I usually do not share personal details about my life online or through social media. I usually do not do this in real life either for that matter. But given this opportunity, I feel compelled to share with all of you some of my struggles of having been diagnosed with autism and generalized anxiety disorder as an adult.

Ever since I was little, I knew something was a little “off.” I always thought of myself as an eccentric person, but there was a lot more to it than that. I have always been told that I seem like a calm person on the outside, but that is actually so far from the truth that I feel on the inside. The wheels were always turning in my head making me on edge all the time.

In school, I struggled a lot with my learning disability. I could always remember in second grade
when we started doing multiplication assignments. All of the other students seemed to be grasping the numbers and concepts, but I just sat there with a blank stare. It wasn’t that I was jealous of them. I just was frustrated with not getting it.

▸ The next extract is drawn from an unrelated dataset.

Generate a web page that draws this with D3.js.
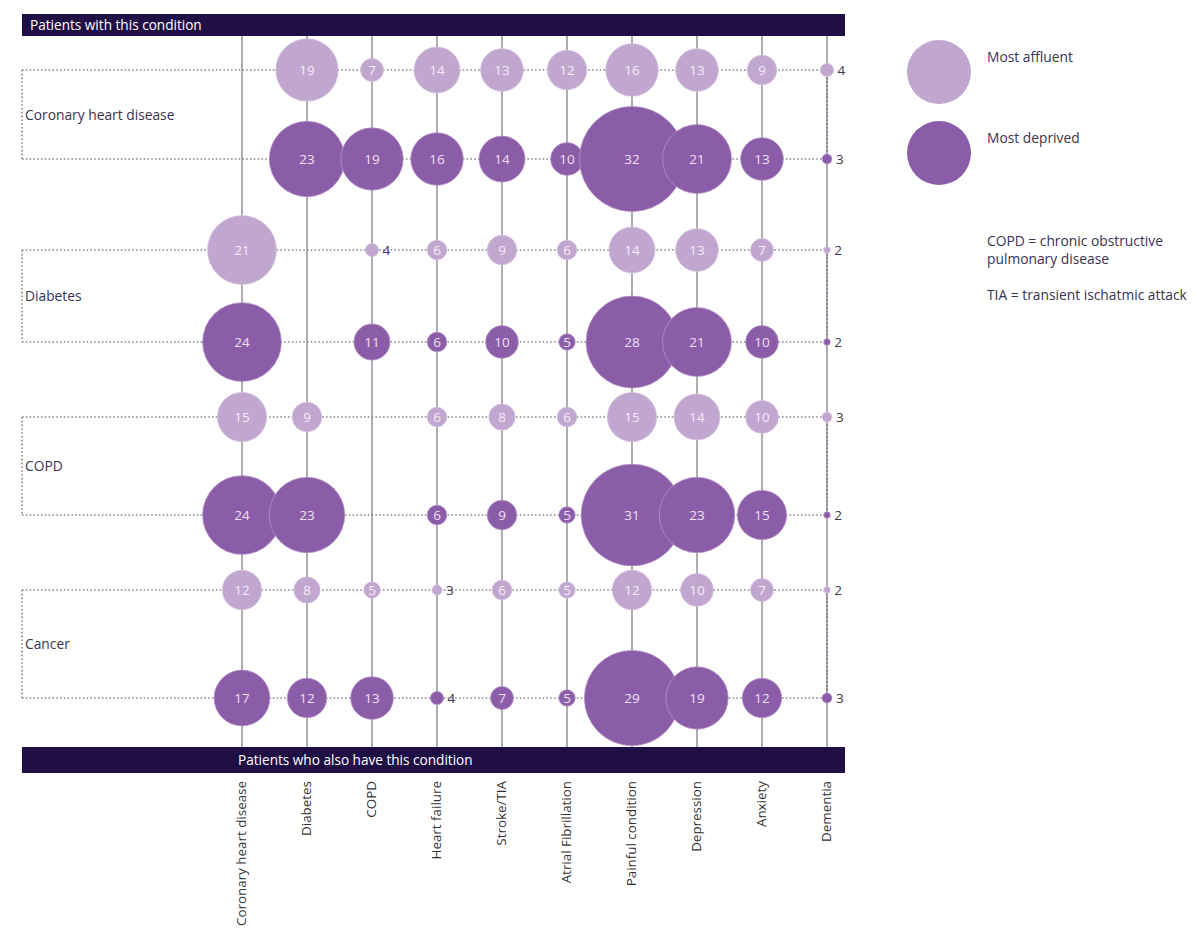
<!DOCTYPE html>
<html>
<head>
<meta charset="utf-8">
<script src="https://cdn.jsdelivr.net/npm/d3@7"></script>
<style>
  body { margin: 0; background: #fff; }
  text { font-family: "Open Sans", "Noto Sans", sans-serif; }
</style>
</head>
<body>
<svg id="chart" width="1200" height="945"></svg>
<script>
// conditions along the bottom
const columns = ["Coronary heart disease", "Diabetes", "COPD", "Heart failure", "Stroke/TIA",
  "Atrial Fibrillation", "Painful condition", "Depression", "Anxiety", "Dementia"];

// conditions down the side
const groups = ["Coronary heart disease", "Diabetes", "COPD", "Cancer"];

// % of patients who also have the column condition (null = same condition)
const chdAffluent   = [null, 19, 7, 14, 13, 12, 16, 13, 9, 4];
const chdDeprived   = [null, 23, 19, 16, 14, 10, 32, 21, 13, 3];
const diabAffluent  = [21, null, 4, 6, 9, 6, 14, 13, 7, 2];
const diabDeprived  = [24, null, 11, 6, 10, 5, 28, 21, 10, 2];
const copdAffluent  = [15, 9, null, 6, 8, 6, 15, 14, 10, 3];
const copdDeprived  = [24, 23, null, 6, 9, 5, 31, 23, 15, 2];
const cancAffluent  = [12, 8, 5, 3, 6, 5, 12, 10, 7, 2];
const cancDeprived  = [17, 12, 13, 4, 7, 5, 29, 19, 12, 3];

const seriesNames = ["Most affluent", "Most deprived"];

const rows = [
  {group: groups[0], kind: 0, values: chdAffluent},
  {group: groups[0], kind: 1, values: chdDeprived},
  {group: groups[1], kind: 0, values: diabAffluent},
  {group: groups[1], kind: 1, values: diabDeprived},
  {group: groups[2], kind: 0, values: copdAffluent},
  {group: groups[2], kind: 1, values: copdDeprived},
  {group: groups[3], kind: 0, values: cancAffluent},
  {group: groups[3], kind: 1, values: cancDeprived}
];
rows.forEach((r, i) => r.key = i);

const navy = "#200f45";
const fills = ["#c1a6d0", "#8b5da8"];
const labelFills = ["#f4ecf7", "#eee0f3"];

let svg = d3.select("#chart");

const x = d3.scalePoint().domain(columns).range([242, 827]);
const y = d3.scaleOrdinal().domain(rows.map(d => d.key))
  .range([70, 159, 250, 342, 417, 515, 590, 698]);
const r = d3.scaleLinear().domain([0, 32]).range([0, 52.5]);

const left = 22, right = 845, topBar = [14, 36], botBar = [747, 773];

// vertical column lines
svg.append("g").selectAll("line")
  .data(columns)
  .join("line")
  .attr("x1", d => x(d)).attr("x2", d => x(d))
  .attr("y1", topBar[1]).attr("y2", botBar[0])
  .attr("stroke", "#9b979f")
  .attr("stroke-width", 1.6);

// dotted rows + bracket per group
let dots = svg.append("g")
  .attr("fill", "none")
  .attr("stroke", "#8d8496")
  .attr("stroke-width", 1.6)
  .attr("stroke-dasharray", "1.6,2.2");

dots.selectAll("line.row")
  .data(rows)
  .join("line").attr("class", "row")
  .attr("x1", left).attr("x2", x("Dementia"))
  .attr("y1", d => y(d.key)).attr("y2", d => y(d.key));

groups.forEach((g, i) => {
  let y0 = y(i * 2), y1 = y(i * 2 + 1);
  dots.append("line")
    .attr("x1", left).attr("x2", left)
    .attr("y1", y0).attr("y2", y1);
  // dotted overlay on the dementia line within the pair
  dots.append("line")
    .attr("x1", x("Dementia")).attr("x2", x("Dementia"))
    .attr("y1", y0).attr("y2", y1)
    .attr("stroke", "#7a6f86");
  svg.append("text")
    .attr("x", left + 3)
    .attr("y", (y0 + y1) / 2 + 5)
    .attr("font-size", 13.8)
    .attr("fill", "#3a3450")
    .text(g);
});

// bubbles
const cells = [];
rows.forEach(row => {
  row.values.forEach((v, j) => {
    if (v !== null) cells.push({row: row, col: columns[j], value: v});
  });
});

let bubbles = svg.append("g").selectAll("g")
  .data(cells)
  .join("g")
  .attr("transform", d => `translate(${x(d.col)},${y(d.row.key)})`);

bubbles.append("circle")
  .attr("r", d => r(d.value))
  .attr("fill", d => fills[d.row.kind])
  .attr("stroke", d => d.row.kind ? "#b590c8" : "#d3c0dd")
  .attr("stroke-width", 0.8);

bubbles.append("text")
  .attr("x", d => d.value <= 4 ? r(d.value) + 4 : 0)
  .attr("dy", "0.36em")
  .attr("text-anchor", d => d.value <= 4 ? "start" : "middle")
  .attr("font-size", 13.5)
  .attr("fill", d => d.value <= 4 ? "#3d3848" : labelFills[d.row.kind])
  .text(d => d.value);

// header and footer bars
svg.append("rect")
  .attr("x", left).attr("y", topBar[0])
  .attr("width", right - left).attr("height", topBar[1] - topBar[0])
  .attr("fill", navy);
svg.append("text")
  .attr("x", 30).attr("y", 30)
  .attr("font-size", 13.6).attr("fill", "#fff")
  .text("Patients with this condition");

svg.append("rect")
  .attr("x", left).attr("y", botBar[0])
  .attr("width", right - left).attr("height", botBar[1] - botBar[0])
  .attr("fill", navy);
svg.append("text")
  .attr("x", 238).attr("y", 765)
  .attr("font-size", 13.6).attr("fill", "#fff")
  .text("Patients who also have this condition");

// column labels
svg.append("g").selectAll("text")
  .data(columns)
  .join("text")
  .attr("transform", d => `translate(${x(d) + 4},781) rotate(-90)`)
  .attr("text-anchor", "end")
  .attr("font-size", 13.4)
  .attr("fill", "#333")
  .text(d => d);

// legend
let legend = svg.append("g").selectAll("g")
  .data(seriesNames)
  .join("g")
  .attr("transform", (d, i) => `translate(939,${72 + i * 81})`);
legend.append("circle")
  .attr("r", 32)
  .attr("fill", (d, i) => fills[i]);
legend.append("text")
  .attr("x", 48).attr("y", -10)
  .attr("font-size", 13.8).attr("fill", "#3a3450")
  .text(d => d);

const notes = ["COPD = chronic obstructive", "pulmonary disease", "", "TIA = transient ischatmic attack"];
svg.append("g").selectAll("text")
  .data(notes)
  .join("text")
  .attr("x", 987)
  .attr("y", (d, i) => 246 + i * 18)
  .attr("font-size", 13.8).attr("fill", "#3a3450")
  .text(d => d);
</script>
</body>
</html>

My parents sent me to see a psychologist and physical therapist at that time. They were concerned because of my unusual phobias and sensory issues. I was put off by certain foods, tastes, textures, and sights. I also had an unusual fear of high ceilings and tall buildings. My mom even noticed that when people would talk to me it would take me a while to respond; however, no one diagnosed me as being on the spectrum at the time.

Even as an adult, I went to counselors and made the mistake of never mentioning anything else
besides my fear of high ceilings and tall buildings. I believe it was an obsession, and a symptom of the autism in itself. I never mentioned anything about being socially impaired or being opposed to change.

In the last year or two, I noticed while watching popular television shows such as “Atypical” and “The Big Bang Theory” that there were some similar behaviors between the main characters and myself. Not everyone’s autism is the same, but noticing these similarities motivated me to do a little more research. Pretty much every symptom that I read about autism resonated with me.

I then decided to take the plunge to go to a specialist for an autism screening and unsurprisingly, was diagnosed as being on the spectrum. It has given me a better understanding of myself and the experiences that I have had in my life; however, I often find myself having more questions than answers. I am often in tears because of my mixed feelings about my life.

Recently, I have been having the worst time of my life with my anxiety. The pressures and
irrational thoughts have consumed me and have caused me to experience severe panic attacks
and meltdowns. Having these severe panic attacks in the last few years have been the scariest
moments. A lot of the time, I feel as though I keep going backwards rather than forward in life. I
think the autism fuels the anxiety and vice versa.

I used to have a bitter feeling about my life due to my resentments and limitations; however, I think these recent events have made me more thankful for the things I have in life. I feel even more grateful for my opportunities, friends, and most of all my family. I should be more appreciative of the support and guidance that is given to me. Autism spectrum disorder is not curable but the symptoms can be managed. I remind myself that I have to be strong. I know I can beat this and continuing fighting the good fight. I appreciate the space to share these thoughts with others in the autism community.

James Kirkendall
2020

Biography: James Kirkendall is a Fort Smith resident (USA) and joined the Abandoned Arkansas team in 2014. He owns two dogs, a parrot, and lives with his wife Ashleigh. Although he struggles with a learning disability, his talents and persistence have led him to an array of different achievements. Some of the greatest feats have been receiving a black belt in traditional karate and performing overseas in the Fringe Theatre Festival in Edinburgh, Scotland. His education includes several computer technology certifications and he has attended the New York Film Academy in LA. His interests include video games, roller skating, and martial arts. He also co-authored “Abandoned Arkansas: An Echo From The Past.”


The views expressed in this paper are those of the author(s) and do not necessarily represent the views of the NLM Family Foundation.